* Start Task input *

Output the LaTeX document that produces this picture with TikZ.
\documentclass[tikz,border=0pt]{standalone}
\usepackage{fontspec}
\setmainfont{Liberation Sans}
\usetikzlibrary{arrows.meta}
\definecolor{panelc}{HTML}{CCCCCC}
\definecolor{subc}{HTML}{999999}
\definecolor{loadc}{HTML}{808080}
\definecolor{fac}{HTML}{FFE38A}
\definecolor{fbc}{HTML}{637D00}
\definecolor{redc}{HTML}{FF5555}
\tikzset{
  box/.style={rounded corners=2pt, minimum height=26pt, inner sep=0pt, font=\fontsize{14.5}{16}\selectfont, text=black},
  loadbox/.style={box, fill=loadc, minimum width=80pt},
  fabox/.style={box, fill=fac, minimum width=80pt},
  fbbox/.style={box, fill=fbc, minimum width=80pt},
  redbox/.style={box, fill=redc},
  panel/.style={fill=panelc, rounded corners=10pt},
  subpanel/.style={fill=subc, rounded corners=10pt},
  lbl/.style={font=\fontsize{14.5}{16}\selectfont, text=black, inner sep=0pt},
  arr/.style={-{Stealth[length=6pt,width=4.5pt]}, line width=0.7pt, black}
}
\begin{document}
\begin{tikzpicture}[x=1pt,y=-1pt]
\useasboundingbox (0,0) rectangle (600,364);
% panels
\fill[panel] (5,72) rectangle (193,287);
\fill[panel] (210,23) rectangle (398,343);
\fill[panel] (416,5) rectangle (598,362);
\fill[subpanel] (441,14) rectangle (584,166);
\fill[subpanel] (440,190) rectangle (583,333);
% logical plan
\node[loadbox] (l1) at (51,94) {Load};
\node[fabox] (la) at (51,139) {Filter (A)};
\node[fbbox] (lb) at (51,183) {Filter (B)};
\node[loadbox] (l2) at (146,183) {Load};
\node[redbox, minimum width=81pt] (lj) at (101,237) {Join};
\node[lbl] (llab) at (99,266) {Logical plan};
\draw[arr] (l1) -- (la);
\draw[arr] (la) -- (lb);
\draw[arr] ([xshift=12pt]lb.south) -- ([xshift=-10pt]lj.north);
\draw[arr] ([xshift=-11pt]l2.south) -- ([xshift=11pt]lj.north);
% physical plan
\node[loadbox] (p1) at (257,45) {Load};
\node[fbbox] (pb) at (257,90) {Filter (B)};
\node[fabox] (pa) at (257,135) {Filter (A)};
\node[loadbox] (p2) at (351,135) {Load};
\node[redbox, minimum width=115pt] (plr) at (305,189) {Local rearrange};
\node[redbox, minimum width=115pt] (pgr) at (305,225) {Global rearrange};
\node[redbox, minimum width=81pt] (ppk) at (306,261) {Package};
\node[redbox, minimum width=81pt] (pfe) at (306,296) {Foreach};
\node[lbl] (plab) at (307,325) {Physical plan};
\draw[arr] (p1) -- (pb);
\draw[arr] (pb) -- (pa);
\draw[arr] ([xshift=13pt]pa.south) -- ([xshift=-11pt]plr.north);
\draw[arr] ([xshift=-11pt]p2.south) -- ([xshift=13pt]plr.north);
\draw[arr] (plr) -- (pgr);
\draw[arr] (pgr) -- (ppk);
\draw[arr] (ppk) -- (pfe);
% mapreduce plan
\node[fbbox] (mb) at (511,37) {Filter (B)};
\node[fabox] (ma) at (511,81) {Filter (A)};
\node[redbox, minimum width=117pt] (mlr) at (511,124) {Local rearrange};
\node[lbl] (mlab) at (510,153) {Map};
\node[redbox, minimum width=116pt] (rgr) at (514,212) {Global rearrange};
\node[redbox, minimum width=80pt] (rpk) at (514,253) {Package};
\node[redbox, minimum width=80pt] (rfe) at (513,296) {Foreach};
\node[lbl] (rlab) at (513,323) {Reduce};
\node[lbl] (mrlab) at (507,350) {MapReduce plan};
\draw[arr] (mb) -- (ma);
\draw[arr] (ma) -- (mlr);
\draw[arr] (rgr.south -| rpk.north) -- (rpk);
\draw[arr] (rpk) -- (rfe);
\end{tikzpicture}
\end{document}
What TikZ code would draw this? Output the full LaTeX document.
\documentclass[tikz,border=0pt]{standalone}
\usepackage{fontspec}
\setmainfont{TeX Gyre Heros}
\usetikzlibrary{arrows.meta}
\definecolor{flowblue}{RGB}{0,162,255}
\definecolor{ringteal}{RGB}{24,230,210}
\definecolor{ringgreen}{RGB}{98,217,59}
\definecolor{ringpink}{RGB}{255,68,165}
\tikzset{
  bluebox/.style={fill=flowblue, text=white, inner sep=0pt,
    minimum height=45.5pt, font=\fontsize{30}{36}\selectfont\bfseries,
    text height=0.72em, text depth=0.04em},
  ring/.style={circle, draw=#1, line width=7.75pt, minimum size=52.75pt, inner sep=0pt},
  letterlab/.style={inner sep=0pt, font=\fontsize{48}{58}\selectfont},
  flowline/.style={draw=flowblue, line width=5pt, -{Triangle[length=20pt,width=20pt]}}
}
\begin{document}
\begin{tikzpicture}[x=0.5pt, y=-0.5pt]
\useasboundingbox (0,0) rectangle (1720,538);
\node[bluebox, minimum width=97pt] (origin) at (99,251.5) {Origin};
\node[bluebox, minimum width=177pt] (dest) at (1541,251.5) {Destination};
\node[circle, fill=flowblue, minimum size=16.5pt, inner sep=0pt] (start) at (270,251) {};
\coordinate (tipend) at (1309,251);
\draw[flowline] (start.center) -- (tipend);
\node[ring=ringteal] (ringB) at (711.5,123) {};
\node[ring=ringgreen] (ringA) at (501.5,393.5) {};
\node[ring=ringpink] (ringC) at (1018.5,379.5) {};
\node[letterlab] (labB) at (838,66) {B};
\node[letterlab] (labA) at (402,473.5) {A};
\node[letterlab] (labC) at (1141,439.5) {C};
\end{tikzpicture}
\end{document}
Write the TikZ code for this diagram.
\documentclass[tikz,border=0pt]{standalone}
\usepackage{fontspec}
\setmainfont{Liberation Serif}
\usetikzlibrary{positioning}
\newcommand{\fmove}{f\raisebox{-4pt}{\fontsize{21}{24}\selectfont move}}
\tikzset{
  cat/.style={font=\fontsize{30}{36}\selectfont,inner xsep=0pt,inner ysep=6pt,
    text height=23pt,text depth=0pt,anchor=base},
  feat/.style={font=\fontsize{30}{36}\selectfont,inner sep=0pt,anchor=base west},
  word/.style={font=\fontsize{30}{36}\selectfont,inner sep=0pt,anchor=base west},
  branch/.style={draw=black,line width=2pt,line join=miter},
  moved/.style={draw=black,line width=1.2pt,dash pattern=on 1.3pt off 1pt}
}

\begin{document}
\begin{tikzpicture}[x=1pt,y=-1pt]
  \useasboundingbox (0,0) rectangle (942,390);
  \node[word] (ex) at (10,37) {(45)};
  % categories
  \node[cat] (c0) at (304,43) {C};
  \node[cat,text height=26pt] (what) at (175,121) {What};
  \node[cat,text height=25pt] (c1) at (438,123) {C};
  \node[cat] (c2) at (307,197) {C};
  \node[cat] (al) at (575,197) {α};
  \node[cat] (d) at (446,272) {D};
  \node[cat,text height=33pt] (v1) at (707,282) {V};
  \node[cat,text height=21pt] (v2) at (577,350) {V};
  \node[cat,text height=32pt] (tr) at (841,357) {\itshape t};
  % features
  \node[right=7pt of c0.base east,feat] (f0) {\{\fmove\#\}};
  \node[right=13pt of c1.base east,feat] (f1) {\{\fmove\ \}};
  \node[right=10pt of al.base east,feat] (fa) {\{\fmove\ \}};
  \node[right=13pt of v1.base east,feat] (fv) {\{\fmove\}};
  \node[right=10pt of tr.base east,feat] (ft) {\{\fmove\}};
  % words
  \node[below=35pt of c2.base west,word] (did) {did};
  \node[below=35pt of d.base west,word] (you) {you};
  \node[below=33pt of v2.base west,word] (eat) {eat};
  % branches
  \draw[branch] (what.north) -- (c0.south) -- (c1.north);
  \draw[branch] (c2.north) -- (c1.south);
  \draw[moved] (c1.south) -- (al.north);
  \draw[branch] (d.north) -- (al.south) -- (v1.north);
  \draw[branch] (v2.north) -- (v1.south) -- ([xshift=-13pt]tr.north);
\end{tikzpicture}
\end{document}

* End Task input *

What this task involves: Pull every line containing "LaTeX" from the data.

Answer for the task:
Output the LaTeX document that produces this picture with TikZ.
What TikZ code would draw this? Output the full LaTeX document.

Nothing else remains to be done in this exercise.